======== Material provided ========
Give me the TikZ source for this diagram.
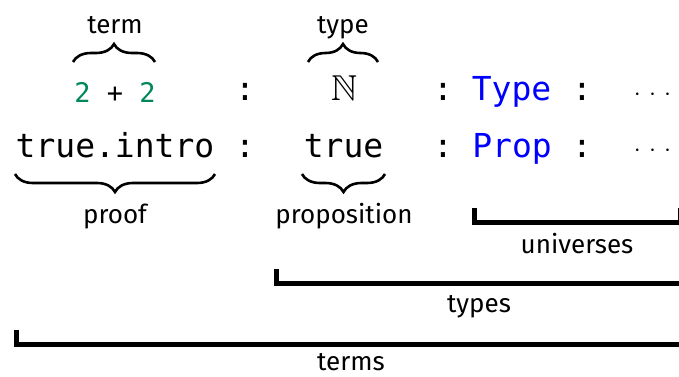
\documentclass[tikz,border=0pt]{standalone}
\usepackage{amssymb}
\usepackage{fontspec}
\setsansfont{Fira Sans}
\setmonofont{DejaVu Sans Mono}
\usetikzlibrary{decorations.pathreplacing}
\definecolor{codegreen}{RGB}{0,135,90}
\definecolor{codeblue}{RGB}{0,0,255}
\newcommand{\spreaddots}{${\cdot}\mkern6mu{\cdot}\mkern6mu{\cdot}$}
\tikzset{
  code/.style={anchor=base, inner sep=0pt, font=\fontsize{33}{36}\selectfont\ttfamily},
  smallcode/.style={anchor=base, inner sep=0pt, font=\fontsize{27}{30}\selectfont\ttfamily},
  label/.style={anchor=base, inner sep=0pt, font=\fontsize{26}{30}\selectfont\sffamily},
  bigmath/.style={anchor=base, inner sep=0pt, font=\fontsize{36}{40}\selectfont},
  dotsm/.style={anchor=base, inner sep=0pt, font=\fontsize{38}{42}\selectfont},
  bracebar/.style={decorate, decoration={brace, amplitude=18pt}, line width=2.6pt},
  scopebar/.style={line width=5pt, line join=miter}
}
\begin{document}
\begin{tikzpicture}[x=1pt, y=-1pt]
\useasboundingbox (0,0) rectangle (679,376);
% row 1
\node[smallcode] (twoplus) at (115,102) {\textcolor{codegreen}{2} + \textcolor{codegreen}{2}};
\node[code] (c1a) at (245,100) {:};
\node[bigmath] (nat) at (344,100) {$\mathbb{N}$};
\node[code] (c1b) at (443,100) {:};
\node[code, text=codeblue] (type) at (511.5,100) {Type};
\node[code] (c1c) at (582,100) {:};
\node[dotsm] (dots1) at (652.5,100.5) {\spreaddots};
% row 2
\node[code] (intro) at (115,157) {true.intro};
\node[code] (c2a) at (245,157) {:};
\node[code] (truep) at (343.5,157) {true};
\node[code] (c2b) at (443,157) {:};
\node[code, text=codeblue] (prop) at (512,157) {Prop};
\node[code] (c2c) at (582,157) {:};
\node[dotsm] (dots2) at (652.5,156.5) {\spreaddots};
% braces
\draw[bracebar] (73,62) -- (155,62);
\draw[bracebar] (308,62) -- (378,62);
\draw[bracebar] (215,174) -- (15,174);
\draw[bracebar] (385,174) -- (302,174);
% brace labels
\node[label] (lterm) at (115,33) {term};
\node[label] (ltype) at (343,33) {type};
\node[label] (lproof) at (115,223) {proof};
\node[label] (lprop) at (344,223) {proposition};
% scope brackets
\draw[scopebar] (474.5,208) |- (680,222.5) -- (680,208);
\node[label] (luniv) at (577,253) {universes};
\draw[scopebar] (276.5,269) |- (695,283.5);
\node[label] (ltypes) at (479,312) {types};
\draw[scopebar] (16.5,330) |- (695,344.5);
\node[label] (lterms) at (351,370) {terms};
\end{tikzpicture}
\end{document}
========
Word for word, quote the full listing, omitting every picture.

_Result of this exercise:_
Give me the TikZ source for this diagram.
\documentclass[tikz,border=0pt]{standalone}
\usepackage{amssymb}
\usepackage{fontspec}
\setsansfont{Fira Sans}
\setmonofont{DejaVu Sans Mono}
\usetikzlibrary{decorations.pathreplacing}
\definecolor{codegreen}{RGB}{0,135,90}
\definecolor{codeblue}{RGB}{0,0,255}
\newcommand{\spreaddots}{${\cdot}\mkern6mu{\cdot}\mkern6mu{\cdot}$}
\tikzset{
  code/.style={anchor=base, inner sep=0pt, font=\fontsize{33}{36}\selectfont\ttfamily},
  smallcode/.style={anchor=base, inner sep=0pt, font=\fontsize{27}{30}\selectfont\ttfamily},
  label/.style={anchor=base, inner sep=0pt, font=\fontsize{26}{30}\selectfont\sffamily},
  bigmath/.style={anchor=base, inner sep=0pt, font=\fontsize{36}{40}\selectfont},
  dotsm/.style={anchor=base, inner sep=0pt, font=\fontsize{38}{42}\selectfont},
  bracebar/.style={decorate, decoration={brace, amplitude=18pt}, line width=2.6pt},
  scopebar/.style={line width=5pt, line join=miter}
}
\begin{document}
\begin{tikzpicture}[x=1pt, y=-1pt]
\useasboundingbox (0,0) rectangle (679,376);
% row 1
\node[smallcode] (twoplus) at (115,102) {\textcolor{codegreen}{2} + \textcolor{codegreen}{2}};
\node[code] (c1a) at (245,100) {:};
\node[bigmath] (nat) at (344,100) {$\mathbb{N}$};
\node[code] (c1b) at (443,100) {:};
\node[code, text=codeblue] (type) at (511.5,100) {Type};
\node[code] (c1c) at (582,100) {:};
\node[dotsm] (dots1) at (652.5,100.5) {\spreaddots};
% row 2
\node[code] (intro) at (115,157) {true.intro};
\node[code] (c2a) at (245,157) {:};
\node[code] (truep) at (343.5,157) {true};
\node[code] (c2b) at (443,157) {:};
\node[code, text=codeblue] (prop) at (512,157) {Prop};
\node[code] (c2c) at (582,157) {:};
\node[dotsm] (dots2) at (652.5,156.5) {\spreaddots};
% braces
\draw[bracebar] (73,62) -- (155,62);
\draw[bracebar] (308,62) -- (378,62);
\draw[bracebar] (215,174) -- (15,174);
\draw[bracebar] (385,174) -- (302,174);
% brace labels
\node[label] (lterm) at (115,33) {term};
\node[label] (ltype) at (343,33) {type};
\node[label] (lproof) at (115,223) {proof};
\node[label] (lprop) at (344,223) {proposition};
% scope brackets
\draw[scopebar] (474.5,208) |- (680,222.5) -- (680,208);
\node[label] (luniv) at (577,253) {universes};
\draw[scopebar] (276.5,269) |- (695,283.5);
\node[label] (ltypes) at (479,312) {types};
\draw[scopebar] (16.5,330) |- (695,344.5);
\node[label] (lterms) at (351,370) {terms};
\end{tikzpicture}
\end{document}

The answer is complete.